[Charts and diagrams as code]
+--

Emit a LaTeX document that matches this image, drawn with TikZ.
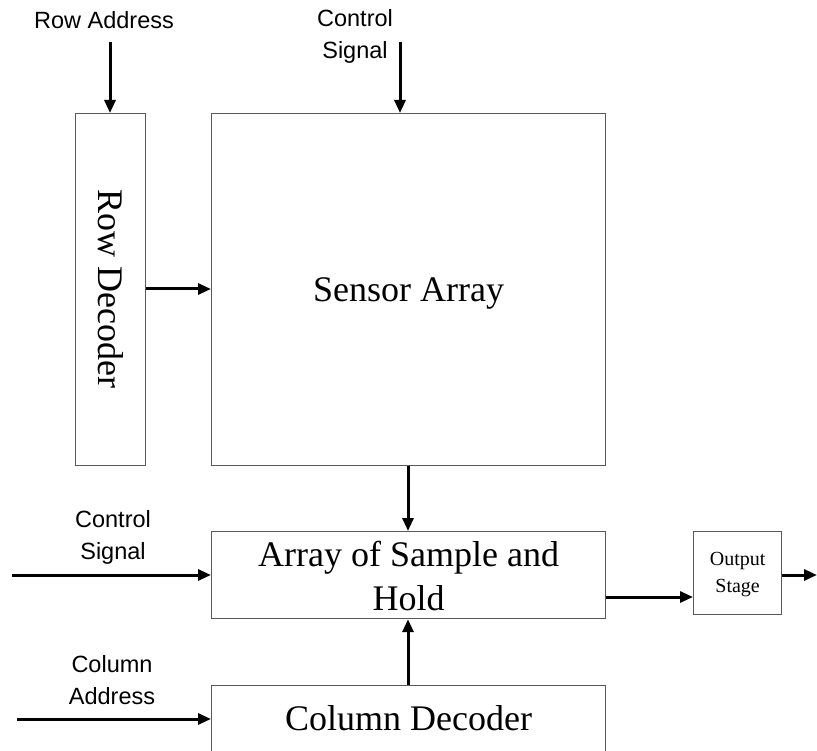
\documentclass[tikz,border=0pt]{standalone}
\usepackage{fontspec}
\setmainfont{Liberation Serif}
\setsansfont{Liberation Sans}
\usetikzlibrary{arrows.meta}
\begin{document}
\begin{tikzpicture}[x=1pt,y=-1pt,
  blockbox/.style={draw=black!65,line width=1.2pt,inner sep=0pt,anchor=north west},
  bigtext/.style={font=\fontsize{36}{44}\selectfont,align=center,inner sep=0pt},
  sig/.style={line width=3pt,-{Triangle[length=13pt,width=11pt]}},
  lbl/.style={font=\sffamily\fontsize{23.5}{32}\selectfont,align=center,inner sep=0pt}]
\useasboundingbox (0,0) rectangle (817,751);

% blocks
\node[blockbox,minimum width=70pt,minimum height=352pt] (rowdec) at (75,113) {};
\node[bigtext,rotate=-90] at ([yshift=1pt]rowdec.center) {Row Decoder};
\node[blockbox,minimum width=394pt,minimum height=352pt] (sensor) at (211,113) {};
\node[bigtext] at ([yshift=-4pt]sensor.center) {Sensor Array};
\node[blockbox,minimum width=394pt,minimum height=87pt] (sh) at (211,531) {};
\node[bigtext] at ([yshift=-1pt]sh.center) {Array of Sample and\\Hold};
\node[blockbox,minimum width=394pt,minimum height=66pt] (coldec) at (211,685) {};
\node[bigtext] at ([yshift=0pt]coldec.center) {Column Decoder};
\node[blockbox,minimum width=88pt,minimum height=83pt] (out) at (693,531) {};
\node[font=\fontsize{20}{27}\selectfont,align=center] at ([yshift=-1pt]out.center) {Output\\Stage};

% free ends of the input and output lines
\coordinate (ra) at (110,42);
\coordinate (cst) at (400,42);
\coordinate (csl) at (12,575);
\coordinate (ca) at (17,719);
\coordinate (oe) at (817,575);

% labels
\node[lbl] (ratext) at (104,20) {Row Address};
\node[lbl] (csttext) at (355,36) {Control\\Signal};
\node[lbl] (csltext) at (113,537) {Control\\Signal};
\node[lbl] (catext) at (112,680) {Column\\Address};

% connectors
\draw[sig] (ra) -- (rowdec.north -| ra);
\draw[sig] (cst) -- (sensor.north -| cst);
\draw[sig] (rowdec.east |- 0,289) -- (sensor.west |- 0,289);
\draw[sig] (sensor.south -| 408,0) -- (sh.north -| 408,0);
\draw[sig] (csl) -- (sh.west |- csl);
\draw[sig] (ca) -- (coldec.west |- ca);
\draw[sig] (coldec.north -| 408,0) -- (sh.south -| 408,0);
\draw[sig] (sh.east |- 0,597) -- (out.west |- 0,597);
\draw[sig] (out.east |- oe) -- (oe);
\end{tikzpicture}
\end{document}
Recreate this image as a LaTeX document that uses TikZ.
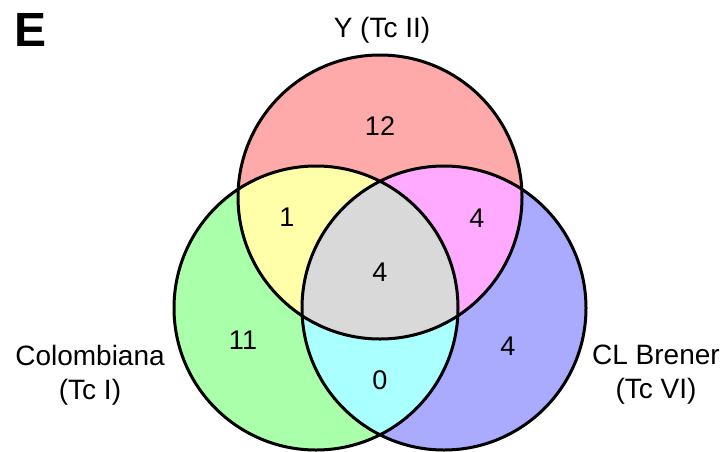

+--

Task requirements
Give the entries again without a single change, but with no pictures.

Output for this exercise
Emit a LaTeX document that matches this image, drawn with TikZ.
\documentclass[tikz,border=0pt]{standalone}
\usepackage{fontspec}
\setmainfont{Liberation Serif}
\setsansfont{Liberation Sans}
\usetikzlibrary{arrows.meta}
\begin{document}
\begin{tikzpicture}[x=1pt,y=-1pt,
  blockbox/.style={draw=black!65,line width=1.2pt,inner sep=0pt,anchor=north west},
  bigtext/.style={font=\fontsize{36}{44}\selectfont,align=center,inner sep=0pt},
  sig/.style={line width=3pt,-{Triangle[length=13pt,width=11pt]}},
  lbl/.style={font=\sffamily\fontsize{23.5}{32}\selectfont,align=center,inner sep=0pt}]
\useasboundingbox (0,0) rectangle (817,751);

% blocks
\node[blockbox,minimum width=70pt,minimum height=352pt] (rowdec) at (75,113) {};
\node[bigtext,rotate=-90] at ([yshift=1pt]rowdec.center) {Row Decoder};
\node[blockbox,minimum width=394pt,minimum height=352pt] (sensor) at (211,113) {};
\node[bigtext] at ([yshift=-4pt]sensor.center) {Sensor Array};
\node[blockbox,minimum width=394pt,minimum height=87pt] (sh) at (211,531) {};
\node[bigtext] at ([yshift=-1pt]sh.center) {Array of Sample and\\Hold};
\node[blockbox,minimum width=394pt,minimum height=66pt] (coldec) at (211,685) {};
\node[bigtext] at ([yshift=0pt]coldec.center) {Column Decoder};
\node[blockbox,minimum width=88pt,minimum height=83pt] (out) at (693,531) {};
\node[font=\fontsize{20}{27}\selectfont,align=center] at ([yshift=-1pt]out.center) {Output\\Stage};

% free ends of the input and output lines
\coordinate (ra) at (110,42);
\coordinate (cst) at (400,42);
\coordinate (csl) at (12,575);
\coordinate (ca) at (17,719);
\coordinate (oe) at (817,575);

% labels
\node[lbl] (ratext) at (104,20) {Row Address};
\node[lbl] (csttext) at (355,36) {Control\\Signal};
\node[lbl] (csltext) at (113,537) {Control\\Signal};
\node[lbl] (catext) at (112,680) {Column\\Address};

% connectors
\draw[sig] (ra) -- (rowdec.north -| ra);
\draw[sig] (cst) -- (sensor.north -| cst);
\draw[sig] (rowdec.east |- 0,289) -- (sensor.west |- 0,289);
\draw[sig] (sensor.south -| 408,0) -- (sh.north -| 408,0);
\draw[sig] (csl) -- (sh.west |- csl);
\draw[sig] (ca) -- (coldec.west |- ca);
\draw[sig] (coldec.north -| 408,0) -- (sh.south -| 408,0);
\draw[sig] (sh.east |- 0,597) -- (out.west |- 0,597);
\draw[sig] (out.east |- oe) -- (oe);
\end{tikzpicture}
\end{document}
Recreate this image as a LaTeX document that uses TikZ.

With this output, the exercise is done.